Work required: From the first line of the data below through the line bearing "return (B - y) / (B - T)", reproduce each line exactly; do not include pictures.

*****

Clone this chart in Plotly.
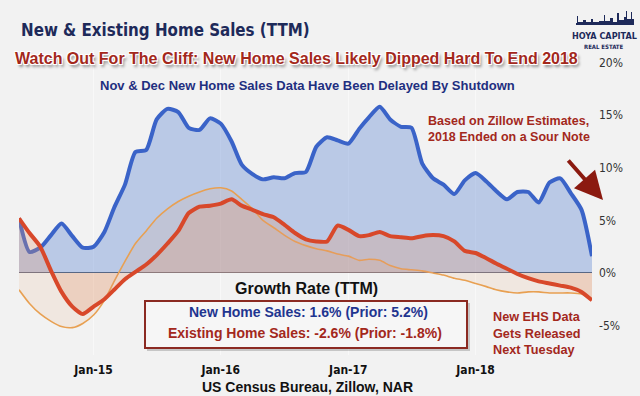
import pandas as pd
import plotly.graph_objects as go

# ---------------- data ----------------
months = pd.date_range("2014-06-01", "2018-12-01", freq="MS")

new_home_sales = [
    5.2, 2.0, 2.4, 3.6, 4.7, 3.5, 2.4, 2.5, 3.9, 6.2,
    8.4, 11.5, 11.7, 14.6, 15.6, 15.3, 13.8, 13.6, 14.7, 14.2,
    12.5, 10.3, 9.4, 8.9, 9.1, 9.0, 9.5, 9.6, 12.0, 12.9,
    12.6, 12.3, 13.7, 14.8, 15.8, 14.6, 13.9, 13.8, 10.4, 9.0,
    8.4, 7.5, 8.8, 9.5, 8.7, 7.8, 7.0, 7.7, 7.7, 6.7,
    8.6, 9.0, 7.6, 6.0, 1.6,
]
existing_home_sales = [
    5.2, 3.8, 2.5, 0.2, -1.8, -3.2, -3.9, -3.2, -2.5, -1.6,
    -0.6, 0.1, 0.8, 1.7, 2.8, 4.0, 5.7, 6.3, 6.4, 6.6,
    7.0, 6.4, 6.0, 5.6, 5.3, 4.6, 3.8, 3.2, 3.0, 3.0,
    4.5, 4.1, 3.5, 3.6, 3.9, 3.5, 3.4, 3.3, 3.5, 3.6,
    3.5, 3.0, 2.1, 1.9, 1.4, 0.9, 0.4, -0.1, -0.5, -0.8,
    -1.0, -1.2, -1.4, -1.8, -2.6,
]
existing_alt = [
    -1.6, -2.9, -3.9, -4.6, -5.1, -5.2, -4.8, -4.0, -2.6, -0.8,
    1.1, 2.8, 4.0, 5.2, 6.1, 6.8, 7.3, 7.7, 8.0, 8.1,
    7.8, 7.0, 6.1, 5.0, 4.3, 3.6, 3.0, 2.6, 2.3, 2.1,
    1.8, 1.6, 1.2, 1.3, 1.2, 0.7, 0.4, 0.3, 0.2, 0.0,
    -0.2, -0.5, -0.7, -1.0, -1.3, -1.6, -1.8, -1.9, -1.8, -1.8,
    -1.9, -1.9, -1.9, -2.0, -2.5,
]
y_ticks = [-5, 0, 5, 10, 15, 20]
y_tick_labels = ["-5%", "0%", "5%", "10%", "15%", "20%"]

# ---------------- styles ----------------
NARROW = "DejaVu Sans Condensed, Liberation Sans Narrow, Arial Narrow, sans-serif"
SANS = "Liberation Sans, Arial, Helvetica, sans-serif"
BG = "#F2F2F2"
NAVY = "#1E2A5A"
DARKRED = "#A3281C"

fig = go.Figure()
fig.add_trace(go.Scatter(
    x=months, y=new_home_sales, mode="lines", fill="tozeroy",
    fillcolor="rgba(95,135,210,0.38)",
    line=dict(color="#3A63C8", width=4, shape="spline", smoothing=0.6),
    hoverinfo="skip"))
fig.add_trace(go.Scatter(
    x=months, y=existing_alt, mode="lines", fill="tozeroy",
    fillcolor="rgba(235,170,120,0.14)",
    line=dict(color="#E8A052", width=1.6, shape="spline", smoothing=0.6),
    hoverinfo="skip"))
fig.add_trace(go.Scatter(
    x=months, y=existing_home_sales, mode="lines", fill="tozeroy",
    fillcolor="rgba(225,150,110,0.28)",
    line=dict(color="#D8482A", width=4, shape="spline", smoothing=0.6),
    hoverinfo="skip"))

# plot area: x 19..592, y 50..355 (pixels)
L, R, T, B = 19, 592, 50, 355
def px(x):
    return (x - L) / (R - L)
def py(y):
    return (B - y) / (B - T)

annotations = [
    dict(text="New & Existing Home Sales (TTM)", x=px(19), y=py(30), xanchor="left",
         yanchor="middle", font=dict(family=NARROW, size=16.8, color=NAVY, weight="bold")),
    dict(text="<b>Watch Out For The Cliff: New Home Sales Likely Dipped Hard To End 2018</b>",
         x=px(296), y=py(58), xanchor="center", yanchor="middle",
         font=dict(family=SANS, size=16, color=DARKRED,
                   shadow="-1px -1px 0 #fff, 1px -1px 0 #fff, -1px 1px 0 #fff, 1px 1px 0 #fff, 2px 3px 3px rgba(0,0,0,0.45)")),
    dict(text="<b>Nov & Dec New Home Sales Data Have Been Delayed By Shutdown</b>",
         x=px(307), y=py(85), xanchor="center", yanchor="middle",
         font=dict(family=SANS, size=13, color="#1F2F80")),
    dict(text="<b>HOYA CAPITAL</b>", x=px(604), y=py(36), xanchor="center", yanchor="middle",
         font=dict(family=NARROW, size=9, color=NAVY)),
    dict(text="<b>REAL ESTATE</b>", x=px(604), y=py(47), xanchor="center", yanchor="middle",
         font=dict(family=NARROW, size=6, color=NAVY)),
    dict(text="<b>Based on Zillow Estimates,<br>2018 Ended on a Sour Note</b>",
         x=px(426), y=py(129), xanchor="left", yanchor="middle", align="left",
         font=dict(family=SANS, size=12.5, color=DARKRED)),
    dict(text="", x=px(603), y=py(200), ax=-36, ay=-41, showarrow=True,
         arrowhead=2, arrowsize=1.4, arrowwidth=4, arrowcolor="#8B1A10", standoff=0),
    dict(text="<b>Growth Rate (TTM)</b>", x=px(306), y=py(288), xanchor="center",
         yanchor="middle", font=dict(family=SANS, size=16, color="#111111")),
    dict(text="<b>New Home Sales: 1.6% (Prior: 5.2%)</b>", x=px(308), y=py(312),
         xanchor="center", yanchor="middle",
         font=dict(family=SANS, size=14, color="#1F3590")),
    dict(text="<b>Existing Home Sales: -2.6% (Prior: -1.8%)</b>", x=px(305), y=py(333),
         xanchor="center", yanchor="middle",
         font=dict(family=SANS, size=14, color=DARKRED)),
    dict(text="<b>New EHS Data<br>Gets Released<br>Next Tuesday</b>", x=px(491), y=py(333),
         xanchor="left", yanchor="middle", align="left",
         font=dict(family=SANS, size=12.7, color=DARKRED)),
    dict(text="<b>US Census Bureau, Zillow, NAR</b>", x=px(307), y=py(387),
         xanchor="center", yanchor="middle",
         font=dict(family=SANS, size=14, color="#111111")),
]
for a in annotations:
    a.setdefault("showarrow", False)
    a["xref"] = "paper"
    a["yref"] = "paper"

shapes = [
    # box shadow and box
    dict(type="rect", xref="paper", yref="paper", x0=px(147), x1=px(470), y0=py(351), y1=py(303),
         fillcolor="rgba(0,0,0,0.18)", line=dict(width=0), layer="above"),
    dict(type="rect", xref="paper", yref="paper", x0=px(145), x1=px(467), y0=py(348), y1=py(301),
         fillcolor="#F6F6F6", line=dict(color="#8B2A22", width=2), layer="above"),
    # logo skyline
    dict(type="path", xref="paper", yref="paper", xsizemode="pixel", ysizemode="pixel",
         xanchor=px(576), yanchor=py(25),
         path="M0,0 V2 H1 V9 H2 V3 H7 V5 H10 V3 H15 V6 H17 V3 H23 V4 H28 V10 H29 V4 H34 V7 H37 V3 H41 V12 H43 V5 H48 V8 H50 V14 H51 V6 H55 V13 H56 V6 H58 V0 Z",
         fillcolor=NAVY, line=dict(width=0)),
]

fig.update_layout(
    width=640, height=396,
    margin=dict(l=L, r=640 - R, t=T, b=396 - B),
    paper_bgcolor=BG, plot_bgcolor=BG,
    showlegend=False,
    annotations=annotations,
    shapes=shapes,
    xaxis=dict(
        range=[months[0], months[-1]], type="date",
        tick0="2015-01-01", dtick="M12", tickformat="%b-%y",
        showgrid=True, gridcolor="#F8F8F8", gridwidth=1,
        zeroline=False, showline=False, ticks="", ticklabelstandoff=6,
        tickfont=dict(family=NARROW, size=12, color="#111111", weight="bold"),
    ),
    yaxis=dict(
        range=[-7.8, 21.2], side="right",
        tickvals=y_ticks, ticktext=y_tick_labels,
        showgrid=False, zeroline=True, zerolinecolor="#555555", zerolinewidth=1.2,
        showline=False, ticks="", ticklabelstandoff=6,
        tickfont=dict(family=NARROW, size=12, color="#333333"),
    ),
)

fig.write_html(
    "out.html",
    config={"displayModeBar": False},
    post_script="document.body.style.margin='0';document.body.style.background='%s';" % BG,
)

*****

Answer in full:
Clone this chart in Plotly.
import pandas as pd
import plotly.graph_objects as go

# ---------------- data ----------------
months = pd.date_range("2014-06-01", "2018-12-01", freq="MS")

new_home_sales = [
    5.2, 2.0, 2.4, 3.6, 4.7, 3.5, 2.4, 2.5, 3.9, 6.2,
    8.4, 11.5, 11.7, 14.6, 15.6, 15.3, 13.8, 13.6, 14.7, 14.2,
    12.5, 10.3, 9.4, 8.9, 9.1, 9.0, 9.5, 9.6, 12.0, 12.9,
    12.6, 12.3, 13.7, 14.8, 15.8, 14.6, 13.9, 13.8, 10.4, 9.0,
    8.4, 7.5, 8.8, 9.5, 8.7, 7.8, 7.0, 7.7, 7.7, 6.7,
    8.6, 9.0, 7.6, 6.0, 1.6,
]
existing_home_sales = [
    5.2, 3.8, 2.5, 0.2, -1.8, -3.2, -3.9, -3.2, -2.5, -1.6,
    -0.6, 0.1, 0.8, 1.7, 2.8, 4.0, 5.7, 6.3, 6.4, 6.6,
    7.0, 6.4, 6.0, 5.6, 5.3, 4.6, 3.8, 3.2, 3.0, 3.0,
    4.5, 4.1, 3.5, 3.6, 3.9, 3.5, 3.4, 3.3, 3.5, 3.6,
    3.5, 3.0, 2.1, 1.9, 1.4, 0.9, 0.4, -0.1, -0.5, -0.8,
    -1.0, -1.2, -1.4, -1.8, -2.6,
]
existing_alt = [
    -1.6, -2.9, -3.9, -4.6, -5.1, -5.2, -4.8, -4.0, -2.6, -0.8,
    1.1, 2.8, 4.0, 5.2, 6.1, 6.8, 7.3, 7.7, 8.0, 8.1,
    7.8, 7.0, 6.1, 5.0, 4.3, 3.6, 3.0, 2.6, 2.3, 2.1,
    1.8, 1.6, 1.2, 1.3, 1.2, 0.7, 0.4, 0.3, 0.2, 0.0,
    -0.2, -0.5, -0.7, -1.0, -1.3, -1.6, -1.8, -1.9, -1.8, -1.8,
    -1.9, -1.9, -1.9, -2.0, -2.5,
]
y_ticks = [-5, 0, 5, 10, 15, 20]
y_tick_labels = ["-5%", "0%", "5%", "10%", "15%", "20%"]

# ---------------- styles ----------------
NARROW = "DejaVu Sans Condensed, Liberation Sans Narrow, Arial Narrow, sans-serif"
SANS = "Liberation Sans, Arial, Helvetica, sans-serif"
BG = "#F2F2F2"
NAVY = "#1E2A5A"
DARKRED = "#A3281C"

fig = go.Figure()
fig.add_trace(go.Scatter(
    x=months, y=new_home_sales, mode="lines", fill="tozeroy",
    fillcolor="rgba(95,135,210,0.38)",
    line=dict(color="#3A63C8", width=4, shape="spline", smoothing=0.6),
    hoverinfo="skip"))
fig.add_trace(go.Scatter(
    x=months, y=existing_alt, mode="lines", fill="tozeroy",
    fillcolor="rgba(235,170,120,0.14)",
    line=dict(color="#E8A052", width=1.6, shape="spline", smoothing=0.6),
    hoverinfo="skip"))
fig.add_trace(go.Scatter(
    x=months, y=existing_home_sales, mode="lines", fill="tozeroy",
    fillcolor="rgba(225,150,110,0.28)",
    line=dict(color="#D8482A", width=4, shape="spline", smoothing=0.6),
    hoverinfo="skip"))

# plot area: x 19..592, y 50..355 (pixels)
L, R, T, B = 19, 592, 50, 355
def px(x):
    return (x - L) / (R - L)
def py(y):
    return (B - y) / (B - T)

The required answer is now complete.